> **Set problem**: Scan the data below for the string "chart". Copy every line where it appears.

> **Material**:
:::

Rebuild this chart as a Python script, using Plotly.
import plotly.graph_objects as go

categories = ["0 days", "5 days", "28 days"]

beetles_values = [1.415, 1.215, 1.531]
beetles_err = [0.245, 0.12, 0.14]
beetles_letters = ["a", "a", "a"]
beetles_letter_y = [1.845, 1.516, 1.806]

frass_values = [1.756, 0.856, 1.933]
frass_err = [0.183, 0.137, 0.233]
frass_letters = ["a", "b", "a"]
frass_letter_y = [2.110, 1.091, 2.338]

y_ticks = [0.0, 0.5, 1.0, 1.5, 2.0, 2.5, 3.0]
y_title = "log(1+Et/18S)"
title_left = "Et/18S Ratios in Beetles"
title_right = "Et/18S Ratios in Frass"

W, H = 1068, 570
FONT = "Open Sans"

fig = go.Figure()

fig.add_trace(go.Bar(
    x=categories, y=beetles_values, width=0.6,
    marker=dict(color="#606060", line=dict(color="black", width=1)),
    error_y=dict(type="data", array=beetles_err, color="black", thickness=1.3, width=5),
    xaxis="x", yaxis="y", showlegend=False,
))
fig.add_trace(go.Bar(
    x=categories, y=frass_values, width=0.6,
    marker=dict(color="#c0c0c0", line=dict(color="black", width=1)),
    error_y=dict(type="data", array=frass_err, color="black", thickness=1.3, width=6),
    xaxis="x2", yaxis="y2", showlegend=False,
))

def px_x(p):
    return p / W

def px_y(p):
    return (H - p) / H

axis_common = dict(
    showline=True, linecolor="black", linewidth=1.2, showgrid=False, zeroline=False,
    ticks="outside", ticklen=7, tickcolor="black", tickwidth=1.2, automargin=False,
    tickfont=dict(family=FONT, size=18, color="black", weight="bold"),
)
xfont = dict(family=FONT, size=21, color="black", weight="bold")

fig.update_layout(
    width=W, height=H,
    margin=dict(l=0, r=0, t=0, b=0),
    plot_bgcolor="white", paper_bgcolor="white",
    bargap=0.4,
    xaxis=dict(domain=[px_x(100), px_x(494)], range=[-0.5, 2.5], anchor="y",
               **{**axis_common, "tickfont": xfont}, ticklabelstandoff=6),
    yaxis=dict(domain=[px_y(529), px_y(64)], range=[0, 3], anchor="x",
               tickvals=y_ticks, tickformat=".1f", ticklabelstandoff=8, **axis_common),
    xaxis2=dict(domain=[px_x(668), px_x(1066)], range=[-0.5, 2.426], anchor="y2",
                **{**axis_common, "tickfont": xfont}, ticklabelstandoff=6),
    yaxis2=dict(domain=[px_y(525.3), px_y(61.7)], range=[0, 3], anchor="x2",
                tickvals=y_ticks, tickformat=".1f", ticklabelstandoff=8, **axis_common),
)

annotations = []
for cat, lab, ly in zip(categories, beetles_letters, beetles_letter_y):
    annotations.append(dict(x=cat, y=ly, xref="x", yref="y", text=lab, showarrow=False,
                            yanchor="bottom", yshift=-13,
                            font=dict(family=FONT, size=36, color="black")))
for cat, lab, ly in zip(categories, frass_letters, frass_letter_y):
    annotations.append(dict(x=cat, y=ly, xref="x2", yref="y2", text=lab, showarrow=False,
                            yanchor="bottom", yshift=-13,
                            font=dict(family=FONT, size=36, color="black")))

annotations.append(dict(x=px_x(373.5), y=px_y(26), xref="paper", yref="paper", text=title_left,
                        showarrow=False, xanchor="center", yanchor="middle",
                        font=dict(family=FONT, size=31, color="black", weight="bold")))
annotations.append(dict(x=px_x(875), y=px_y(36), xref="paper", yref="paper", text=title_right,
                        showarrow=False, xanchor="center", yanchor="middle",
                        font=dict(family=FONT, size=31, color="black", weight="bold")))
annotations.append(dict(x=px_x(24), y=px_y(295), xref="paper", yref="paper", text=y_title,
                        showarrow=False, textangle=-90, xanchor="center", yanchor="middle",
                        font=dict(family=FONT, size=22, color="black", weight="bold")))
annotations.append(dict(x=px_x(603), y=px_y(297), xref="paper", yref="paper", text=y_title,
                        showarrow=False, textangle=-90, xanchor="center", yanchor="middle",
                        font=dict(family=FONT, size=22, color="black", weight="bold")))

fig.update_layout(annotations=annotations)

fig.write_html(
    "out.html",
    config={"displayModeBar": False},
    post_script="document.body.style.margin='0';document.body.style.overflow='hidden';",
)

:::

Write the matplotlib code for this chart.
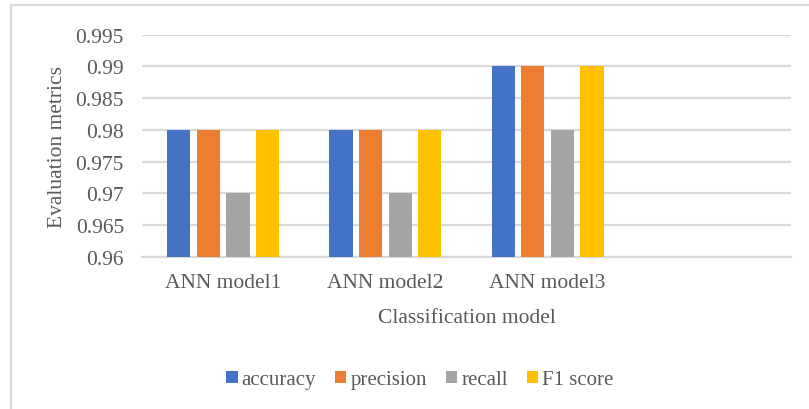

:::

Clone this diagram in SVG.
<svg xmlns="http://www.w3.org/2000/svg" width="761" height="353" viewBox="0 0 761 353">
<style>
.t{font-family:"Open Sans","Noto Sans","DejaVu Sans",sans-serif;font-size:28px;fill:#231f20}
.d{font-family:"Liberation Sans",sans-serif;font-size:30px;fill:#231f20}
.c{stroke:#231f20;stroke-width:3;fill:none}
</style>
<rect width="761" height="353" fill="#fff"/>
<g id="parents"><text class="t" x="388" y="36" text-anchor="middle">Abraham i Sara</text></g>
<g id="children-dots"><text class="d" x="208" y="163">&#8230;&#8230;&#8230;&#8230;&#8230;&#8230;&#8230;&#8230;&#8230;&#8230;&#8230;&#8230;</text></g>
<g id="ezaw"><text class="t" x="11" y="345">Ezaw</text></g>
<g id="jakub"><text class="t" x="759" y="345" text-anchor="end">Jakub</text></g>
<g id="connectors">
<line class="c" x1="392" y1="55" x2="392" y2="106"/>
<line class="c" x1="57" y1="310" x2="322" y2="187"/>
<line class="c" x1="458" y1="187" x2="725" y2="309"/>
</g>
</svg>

:::

> **Full answer**:
Rebuild this chart as a Python script, using Plotly.
Write the matplotlib code for this chart.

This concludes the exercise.